12-Apr-2014 -- As I was in the south Florida region for the annual meeting of the Association of American Geographers (AAG), an event that attracted 7,000 geographers, and as I had visited a confluence point for nearly every AAG conference since 2003, including a wonderful desert hike in Nevada, a frantic bicycle trip to an apartment complex outside Washington DC, a drive into the woods northeast of Seattle, to a lonely embankment near a ship canal in New Orleans, and to points in many other locations, it was high on my priority all week to somehow visit a confluence while this year's annual meeting took place in Tampa, Florida. I did not have any illusions about breaking away during the conference, as I was quite busy teaching workshops, giving presentations, working in the Esri exhibit, participating in meetings, and learning so much from wonderful long-time colleagues and making new friends from around the world. I knew the only opportunity was to be on the day I left the state.
And so, on the day I was to leave the state, I departed the hotel at 6:00am in a taxi, then rented a car at the Tampa airport, drove to the south and east, and by 9:00am, had visited 27 North 82 West. My flight departing Florida was not scheduled until late afternoon, so not only did I now immediately set sights on 28 North 82 West, but I had time to take a hike in the Florida countryside. I left Port Charlotte, site of 27 North 82 West, driving north on the Kings Highway, 769, to Highway 72. Here, I drove east nearly to Arcadia. As I had not visited Florida in at least 8 years, I thoroughly enjoyed seeing the enormous birds nests at the top of some of the power poles and the fields and houses.
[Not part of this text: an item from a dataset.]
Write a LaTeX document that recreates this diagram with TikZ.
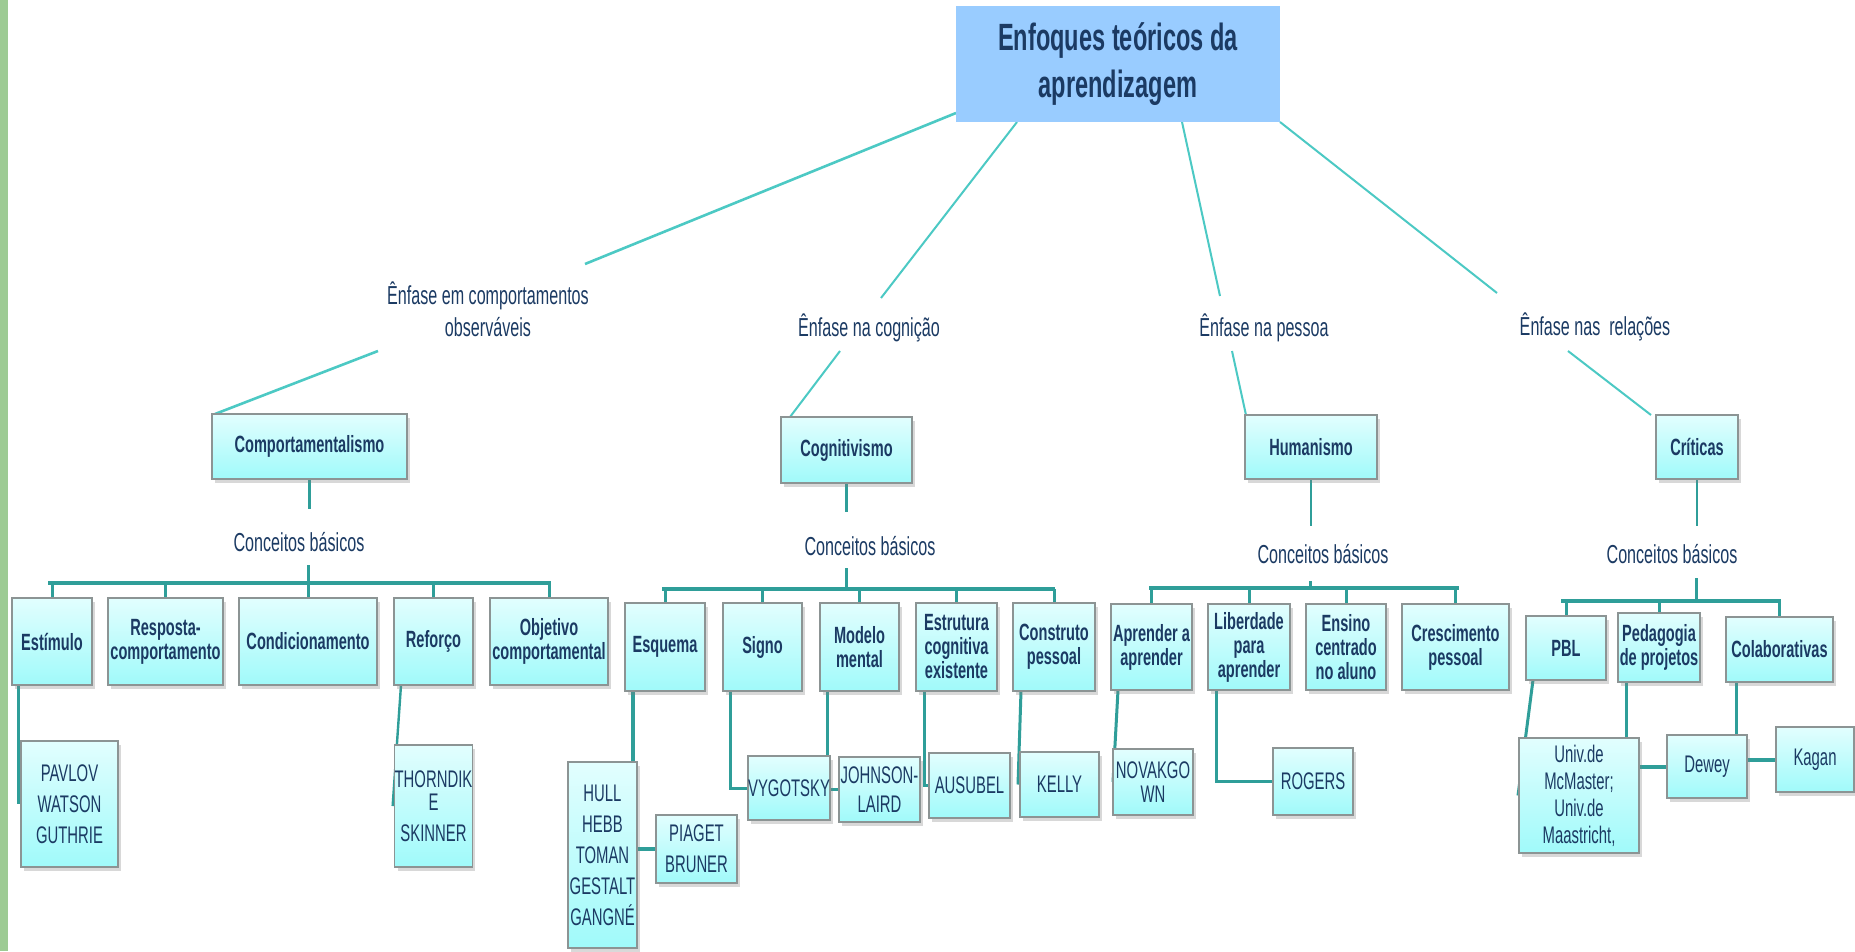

I drove north on Highway 661 and stopped, spending 90 minutes walking around one of the lakes at Hardee Lakes County Park. It was not too hot, just a little humid, and the lake, vegetation, and birds were beautiful. Most people there were fishing. Departing the park, I then took Highway 37 north into Lakeland, where the greenery was replaced by urban land use. I stopped at the one and only Panera Drive-thru I have ever seen, and proceeded from there to the north, to cross underneath Polk Highway 570, and turn left.
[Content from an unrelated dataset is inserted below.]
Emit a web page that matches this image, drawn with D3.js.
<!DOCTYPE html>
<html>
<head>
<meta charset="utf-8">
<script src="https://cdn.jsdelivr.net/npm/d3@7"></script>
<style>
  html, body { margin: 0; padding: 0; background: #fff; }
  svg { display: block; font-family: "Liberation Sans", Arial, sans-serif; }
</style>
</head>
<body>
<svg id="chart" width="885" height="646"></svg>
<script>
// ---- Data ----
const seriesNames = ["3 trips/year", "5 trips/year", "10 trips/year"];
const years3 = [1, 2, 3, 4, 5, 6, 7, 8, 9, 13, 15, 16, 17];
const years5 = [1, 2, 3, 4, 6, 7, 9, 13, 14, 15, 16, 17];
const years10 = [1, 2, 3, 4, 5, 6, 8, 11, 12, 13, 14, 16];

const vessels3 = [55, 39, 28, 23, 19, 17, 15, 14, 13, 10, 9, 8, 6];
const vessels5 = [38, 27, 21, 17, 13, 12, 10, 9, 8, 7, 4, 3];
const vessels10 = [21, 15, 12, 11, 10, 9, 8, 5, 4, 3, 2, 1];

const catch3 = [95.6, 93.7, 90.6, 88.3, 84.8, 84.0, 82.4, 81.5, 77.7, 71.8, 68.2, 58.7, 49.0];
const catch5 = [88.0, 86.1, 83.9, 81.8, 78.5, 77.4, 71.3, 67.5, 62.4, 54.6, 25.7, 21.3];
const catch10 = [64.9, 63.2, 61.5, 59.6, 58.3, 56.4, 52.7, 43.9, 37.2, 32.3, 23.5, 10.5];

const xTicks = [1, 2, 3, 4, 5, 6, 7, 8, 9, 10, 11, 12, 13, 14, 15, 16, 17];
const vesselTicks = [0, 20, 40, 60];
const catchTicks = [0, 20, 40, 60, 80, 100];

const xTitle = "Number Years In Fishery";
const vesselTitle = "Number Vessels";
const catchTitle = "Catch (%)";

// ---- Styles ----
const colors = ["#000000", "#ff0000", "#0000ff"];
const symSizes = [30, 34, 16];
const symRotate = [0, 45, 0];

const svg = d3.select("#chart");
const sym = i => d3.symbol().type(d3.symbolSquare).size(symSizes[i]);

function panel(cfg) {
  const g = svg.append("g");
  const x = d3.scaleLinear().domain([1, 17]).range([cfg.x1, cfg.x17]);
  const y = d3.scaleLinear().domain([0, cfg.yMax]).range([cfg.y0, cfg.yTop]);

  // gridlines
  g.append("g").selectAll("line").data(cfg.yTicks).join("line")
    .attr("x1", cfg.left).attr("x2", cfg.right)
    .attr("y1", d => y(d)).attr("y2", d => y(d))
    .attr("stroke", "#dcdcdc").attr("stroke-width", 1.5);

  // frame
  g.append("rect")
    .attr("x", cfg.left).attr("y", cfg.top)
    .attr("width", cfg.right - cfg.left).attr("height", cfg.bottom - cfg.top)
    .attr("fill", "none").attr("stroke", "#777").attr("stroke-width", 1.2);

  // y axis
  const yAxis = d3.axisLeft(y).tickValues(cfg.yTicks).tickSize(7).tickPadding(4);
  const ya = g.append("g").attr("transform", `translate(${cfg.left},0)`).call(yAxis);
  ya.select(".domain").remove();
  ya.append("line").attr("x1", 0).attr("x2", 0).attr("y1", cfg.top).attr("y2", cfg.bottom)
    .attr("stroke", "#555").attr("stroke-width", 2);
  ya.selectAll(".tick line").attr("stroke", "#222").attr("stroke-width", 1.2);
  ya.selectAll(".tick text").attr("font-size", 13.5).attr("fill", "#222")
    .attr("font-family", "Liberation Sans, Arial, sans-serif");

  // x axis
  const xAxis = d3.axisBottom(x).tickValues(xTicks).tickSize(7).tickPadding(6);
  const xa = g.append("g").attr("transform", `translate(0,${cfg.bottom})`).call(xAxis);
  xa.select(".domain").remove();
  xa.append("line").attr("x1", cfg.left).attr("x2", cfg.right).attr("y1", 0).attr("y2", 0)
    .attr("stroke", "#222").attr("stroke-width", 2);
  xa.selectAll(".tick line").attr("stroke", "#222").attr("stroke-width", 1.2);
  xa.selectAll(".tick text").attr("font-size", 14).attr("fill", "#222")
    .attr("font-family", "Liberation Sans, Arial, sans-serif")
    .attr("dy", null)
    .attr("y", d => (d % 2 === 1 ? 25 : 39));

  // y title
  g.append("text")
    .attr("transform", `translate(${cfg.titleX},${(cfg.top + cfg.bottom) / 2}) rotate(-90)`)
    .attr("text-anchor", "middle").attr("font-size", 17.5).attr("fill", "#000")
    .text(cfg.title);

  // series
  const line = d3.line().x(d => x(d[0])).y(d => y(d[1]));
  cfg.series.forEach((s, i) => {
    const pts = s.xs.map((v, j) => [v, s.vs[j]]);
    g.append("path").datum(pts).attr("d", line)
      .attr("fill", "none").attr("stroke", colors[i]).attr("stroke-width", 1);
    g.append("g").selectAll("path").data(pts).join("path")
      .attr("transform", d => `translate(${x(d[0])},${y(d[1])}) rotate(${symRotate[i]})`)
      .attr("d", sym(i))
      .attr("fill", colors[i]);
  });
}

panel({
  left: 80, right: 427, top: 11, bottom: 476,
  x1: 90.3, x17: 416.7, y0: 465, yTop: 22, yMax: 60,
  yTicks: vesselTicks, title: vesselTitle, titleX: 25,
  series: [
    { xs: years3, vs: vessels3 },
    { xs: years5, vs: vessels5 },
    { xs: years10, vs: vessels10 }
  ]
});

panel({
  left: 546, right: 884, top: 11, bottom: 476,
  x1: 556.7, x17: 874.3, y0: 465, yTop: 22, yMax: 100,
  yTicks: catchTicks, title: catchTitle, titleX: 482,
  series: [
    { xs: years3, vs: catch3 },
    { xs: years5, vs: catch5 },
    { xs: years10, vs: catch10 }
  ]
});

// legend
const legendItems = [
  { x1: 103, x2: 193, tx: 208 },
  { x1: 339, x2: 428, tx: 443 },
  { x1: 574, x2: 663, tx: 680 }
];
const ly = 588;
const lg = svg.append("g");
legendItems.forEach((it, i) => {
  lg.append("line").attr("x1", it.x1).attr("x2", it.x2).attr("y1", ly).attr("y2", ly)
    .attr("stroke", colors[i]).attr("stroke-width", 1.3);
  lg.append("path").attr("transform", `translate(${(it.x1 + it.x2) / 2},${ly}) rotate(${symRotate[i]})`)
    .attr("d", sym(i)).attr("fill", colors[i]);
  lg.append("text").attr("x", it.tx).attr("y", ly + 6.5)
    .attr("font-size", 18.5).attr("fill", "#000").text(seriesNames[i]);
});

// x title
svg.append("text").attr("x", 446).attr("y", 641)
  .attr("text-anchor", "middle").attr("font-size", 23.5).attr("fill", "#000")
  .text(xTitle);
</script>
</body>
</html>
Anticipation building, I was now heading west on the frontage road. This was a one way frontage road, so the most challenging part about this confluence would be to decide which one of the driveways to pull off into, to avoid having to circle back to this point and try again. I also had to take care that nobody was following me and becoming impatient; with me driving slowly so as not to miss the 82nd Meridian. I wanted to find a pull off before the 82nd Meridian appeared. The buildings to the north cleared away and I found myself looking at the fence and the vacant lot beyond that I had studied in previous visitors' narratives. I located a wide spot in the road about 50 meters east of the 82nd Meridian, carefully parked, and checked for oncoming vehicles before stepping out. Gathering supplies, I walked to the 82nd Meridian and took photographs and videos, one video of the confluence, and another one of my walk along the frontage road. The fence was high and clearly meant business, and as I was only 5 meters from the spot, there was no reason to try to find a way around the fence. I contented myself with standing on 82 West. It was just before noon: The temperature stood at 75 F under bright cheery skies, in mid-April, the kind of weather that has in part brought so many people to Lakeland and other communities in Florida. I saw no animals or birds, and certainly no people, as this landscape is ruled entirely by vehicles. Still, it was good to see a little patch of wilderness in the vacant lot where the confluence lay.
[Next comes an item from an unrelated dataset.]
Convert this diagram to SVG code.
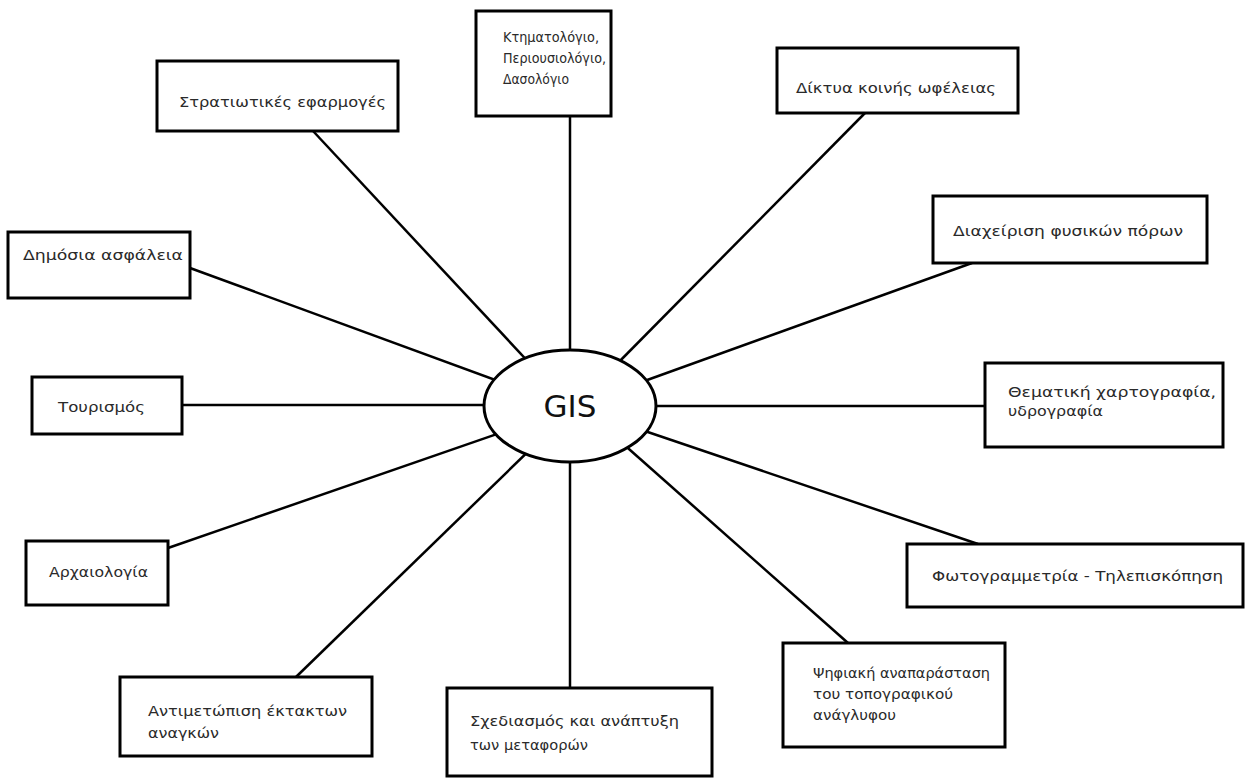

This was only my second visit to 82 West; my only other one being one degree south of here, this very morning. I had stood on 28 North three times previously, all in south Texas, far to the west of here. After taking one last look around, I departed the site, driving west to Interstate Highway 4. Still having some time before my flight, I did about 90 minutes of work at the Brandon Public Library, a very nice city library, and then drove to the Tampa International Airport. These two confluence visits were a perfect way to cap a geographic week, and I was able to practice what I preach, namely, to "get out into the field!".